# Lemond Triomphe



## Coppi51 (May 30, 2002)

I have seen 1 or two threads on this particular forum showing the new Lemond Triomphe. I think one user even posted pics of his new carbon Zurich...

While I am not a huge fan of the paintjobs (or some of the Bonty stuff), the frame is growing on me as I do believe in the design philosophy of it...and intrigued by the 960g weight. That combined with the fact that the D/A equipped Victorie can be had for $3800 makes it seem like a nice deal.
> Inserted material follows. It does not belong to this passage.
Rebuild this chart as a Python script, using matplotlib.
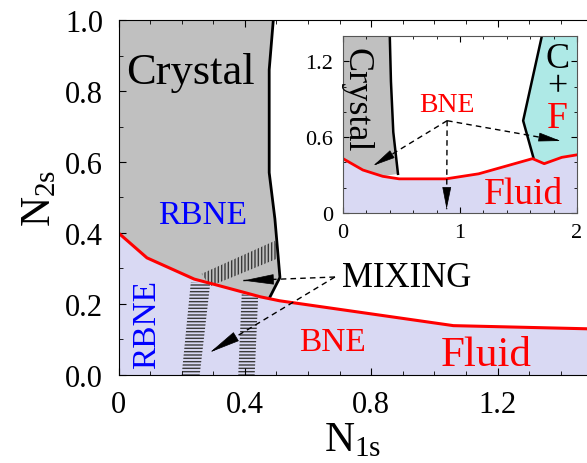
import matplotlib
matplotlib.use('Agg')
import numpy as np
import matplotlib.pyplot as plt
from matplotlib.patches import Polygon
from matplotlib.ticker import MultipleLocator

plt.rcParams['font.family'] = 'Liberation Serif'
plt.rcParams['mathtext.fontset'] = 'custom'
plt.rcParams['mathtext.rm'] = 'Liberation Serif'
plt.rcParams['hatch.linewidth'] = 1.0

# main panel: fluid boundary (red)
fluid_x = [0.0, 0.09, 0.24, 0.30, 0.45, 0.51, 1.06, 1.49]
fluid_y = [0.40, 0.33, 0.27, 0.256, 0.22, 0.209, 0.139, 0.13]
# crystal boundary (black)
cryst_x = [0.49, 0.477, 0.477, 0.495, 0.511, 0.479]
cryst_y = [1.0, 0.86, 0.57, 0.44, 0.275, 0.219]
# mixing bands
mix_diag_x = [0.263, 0.495, 0.511, 0.29]
mix_diag_y = [0.285, 0.378, 0.331, 0.25]
mix_left_x = [0.229, 0.29, 0.257, 0.20]
mix_left_y = [0.262, 0.256, 0.0, 0.0]
mix_right_x = [0.39, 0.442, 0.431, 0.379]
mix_right_y = [0.228, 0.22, 0.0, 0.0]
mix_text = (0.706, 0.276)
mix_src = (0.685, 0.276)
mix_tips = [(0.395, 0.266), (0.29, 0.064)]

# inset
in_fluid_x = [0, 0.17, 0.34, 0.48, 0.88, 1.16, 1.39, 1.62, 1.72, 1.87, 2.0]
in_fluid_y = [0.43, 0.34, 0.29, 0.27, 0.27, 0.31, 0.37, 0.43, 0.39, 0.44, 0.46]
in_cryst_x = [0.40, 0.41, 0.43, 0.47]
in_cryst_y = [1.40, 1.04, 0.64, 0.31]
in_cf_x = [1.70, 1.54, 1.63]
in_cf_y = [1.40, 0.73, 0.43]
bne_src = (0.89, 0.73)
bne_tips = [(0.26, 0.375), (0.886, 0.03), (1.86, 0.57)]

grey = '#c0c0c0'
lav = '#d9d9f3'
cyan = '#aee9e6'


def dashed_arrow(a, src, tip, head_len, head_w):
    # dashed shaft plus a solid black head
    a.plot([src[0], tip[0]], [src[1], tip[1]], color='k', lw=1,
           dashes=(4, 3))
    p0 = a.transData.transform(src)
    p1 = a.transData.transform(tip)
    d = (p0 - p1) / np.hypot(*(p0 - p1))
    off = d * head_len * 72 / fig.dpi
    a.annotate('', xy=tip, xytext=(off[0], off[1]), textcoords='offset points',
               arrowprops=dict(arrowstyle='-|>,head_length=1.0,head_width=%g' % head_w,
                               mutation_scale=head_len * 72 / fig.dpi, lw=0.5,
                               color='k', shrinkA=0, shrinkB=0))


fig = plt.figure(figsize=(5.87, 4.64), dpi=100)
ax = fig.add_axes([0.2019, 0.1897, 0.7981, 0.765])
ax.set_xlim(0, 1.483)
ax.set_ylim(0, 1.0)

ax.fill_between(fluid_x, 0, fluid_y, color=lav, lw=0)
crys_poly = [(0, 1.0)] + list(zip(cryst_x, cryst_y))
crys_poly += [(x, y) for x, y in zip(fluid_x[::-1], fluid_y[::-1]) if x < cryst_x[-1]]
ax.add_patch(Polygon(crys_poly, closed=True, facecolor=grey, edgecolor='none'))
ax.plot(cryst_x, cryst_y, color='k', lw=2)
ax.plot(fluid_x, fluid_y, color='red', lw=2.2)

ax.add_patch(Polygon(list(zip(mix_diag_x, mix_diag_y)), closed=True, fill=False,
                     hatch='|||||', edgecolor='#3a3a3a', lw=0))
ax.add_patch(Polygon(list(zip(mix_left_x, mix_left_y)), closed=True, fill=False,
                     hatch='-----', edgecolor='#3a3a3a', lw=0))
ax.add_patch(Polygon(list(zip(mix_right_x, mix_right_y)), closed=True, fill=False,
                     hatch='-----', edgecolor='#3a3a3a', lw=0))

for tip in mix_tips:
    dashed_arrow(ax, mix_src, tip, 28, 0.17)
ax.text(mix_text[0], mix_text[1], 'MIXING', fontsize=25, va='center', ha='left')
ax.text(0.229, 0.853, 'Crystal', fontsize=32, ha='center', va='center')
ax.text(0.266, 0.45, 'RBNE', fontsize=24, color='blue', ha='center', va='center')
ax.text(0.089, 0.146, 'RBNE', fontsize=24, color='blue', ha='center', va='center',
        rotation=90)
ax.text(0.677, 0.093, 'BNE', fontsize=24, color='red', ha='center', va='center')
ax.text(1.165, 0.058, 'Fluid', fontsize=31, color='red', ha='center', va='center')

ax.set_xticks([0, 0.4, 0.8, 1.2])
ax.set_xticklabels(['0', '0.4', '0.8', '1.2'])
ax.set_yticks([0, 0.2, 0.4, 0.6, 0.8, 1.0])
ax.set_yticklabels(['0.0', '0.2', '0.4', '0.6', '0.8', '1.0'])
ax.xaxis.set_minor_locator(MultipleLocator(0.1))
ax.yaxis.set_minor_locator(MultipleLocator(0.1))
ax.tick_params(which='both', direction='in', top=True, right=False, labelsize=22, pad=11)
ax.tick_params(which='major', length=5)
ax.tick_params(which='minor', length=3)
ax.spines['right'].set_visible(False)
ax.set_xlabel(r'$\mathrm{N_{1s}}$', fontsize=30, labelpad=1)
ax.set_ylabel(r'$\mathrm{N_{2s}}$', fontsize=30, labelpad=4)

# inset
ins = fig.add_axes([0.5843, 0.5388, 0.3986, 0.3815])
ins.set_xlim(0, 2)
ins.set_ylim(0, 1.4)
ins.fill_between(in_fluid_x, 0, in_fluid_y, color=lav, lw=0)
poly = [(0, 1.4)] + list(zip(in_cryst_x, in_cryst_y))
poly += [(x, y) for x, y in zip(in_fluid_x[::-1], in_fluid_y[::-1]) if x < in_cryst_x[-1]]
ins.add_patch(Polygon(poly, closed=True, facecolor=grey, edgecolor='none'))
poly = list(zip(in_cf_x, in_cf_y))
poly += [(x, y) for x, y in zip(in_fluid_x, in_fluid_y) if x > in_cf_x[-1]]
poly += [(2.0, 1.4)]
ins.add_patch(Polygon(poly, closed=True, facecolor=cyan, edgecolor='none'))
ins.plot(in_cryst_x, in_cryst_y, color='k', lw=1.8)
ins.plot(in_cf_x, in_cf_y, color='k', lw=1.8)
ins.plot(in_fluid_x, in_fluid_y, color='red', lw=2)

for tip in bne_tips:
    dashed_arrow(ins, bne_src, tip, 20, 0.2)
ins.text(0.886, 0.86, 'BNE', fontsize=20, color='red', ha='center', va='center')
ins.text(0.11, 0.90, 'Crystal', fontsize=26, ha='center', va='center', rotation=-90)
ins.text(1.83, 1.11, 'C\n+', fontsize=26, ha='center', va='center', linespacing=0.8)
ins.text(1.83, 0.75, 'F', fontsize=27, color='red', ha='center', va='center')
ins.text(1.54, 0.15, 'Fluid', fontsize=27, color='red', ha='center', va='center')

ins.set_xticks([0, 1, 2])
ins.set_yticks([0, 0.6, 1.2])
ins.set_yticklabels(['0', '0.6', '1.2'])
ins.xaxis.set_minor_locator(MultipleLocator(0.2))
ins.yaxis.set_minor_locator(MultipleLocator(0.2))
ins.tick_params(which='both', direction='in', top=True, right=True, labelsize=16, pad=7)
ins.tick_params(which='major', length=4)
ins.tick_params(which='minor', length=2)
for s in ins.spines.values():
    s.set_color('#555555')

fig.savefig('out.png', dpi=100)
Curious if anyone could add more input as to their feelings for the frame. I am looking for those who have actually ridden the frame and could add their experiences with the stiffness and responsiveness of the Triomphe series. 

Thanks for any help!


----------



## hclignett (Dec 18, 2006)

Coppi51,
My '04 Buenos Aires bottom bracket shell cracked and my LBS said that I'm being shipped the new Triomphe frameset as a replacement. I'll let you know how it rides with Dura-Ace and Reynolds wheelset sometime next week. 55cm is reportedly at 950 grams. That's quite a change from my 3.30lb '04. I looked closely at the new paint job and it's not that bad to me. I kind of like the metalic paint job. I'm kind of suckered into all the hipe about the new frameset also.

hclignett


----------



## stevecaz (Feb 25, 2005)

Well that answered my thoughts. I had wondered if a few steel/carbon or Ti/carbon spines frames were being held for any future warranty replacements. So your story appears they haven't at least for the steel ones. That great you are getting the Triomphe frame. I would have thought you would get the aluminum spine version as a warranty replacement. 
They probably want your "buzz" about the frame to your friends and riding partners.


----------



## hclignett (Dec 18, 2006)

I don't know I sort of have mixed feelings about the change. Although I'm excited about getting the new frameset, ( my LBS said that TREK has always been very generous with warrenty issues), I really did enjoy the steel/carbon mix for most of the type of riding I do. I have an Alum/Carbon rear chain and seat stay bike that rides real harsh to me but is great for short distance steep climbing. Could just be set-up though as far as the harshness goes.


----------



## Coppi51 (May 30, 2002)

hclignett said:


> Coppi51,
> I'll let you know how it rides with Dura-Ace and Reynolds wheelset sometime next week....
> hclignett



cool dude...best of luck with the new frame!

Keep us updated on the ride characteristics


----------



## hclignett (Dec 18, 2006)

Okay, my replacement frame and fork for my 04 Buenos Aires came in last wednesday. My inital reaction was, wow they really did send me an 07 Triomphe. I weighted out at my wifes UPS store and checked on both scales just to be sure. I was a little disapointed when the frame completly stripped down came in at 2.6 lbs, I thought it was suppose to be 950 grams. Oh well who can complain about an extra 100 grams when it's free. The fork I didn't even install at 1.6 lbs instead I put on an after market fork that weights about a pound give or take a few grams. Well I got it all dialed in last night and just road up and down the street to get a feel for it. But man compared to the 04 it is a world of difference. It feels like all I have under me is the drive train and nothing else. I know it could just be the placibo effect but it sure was nice. When I really stand on it I feel no flex at all. It sure is a stiff frame in all the right places. I'll take it out this weekend and get a better idea of how I like it then.

hclignett


----------



## footballcat (Jul 8, 2004)

the guy on my team rides one, and he loves it, its his new crit bike


----------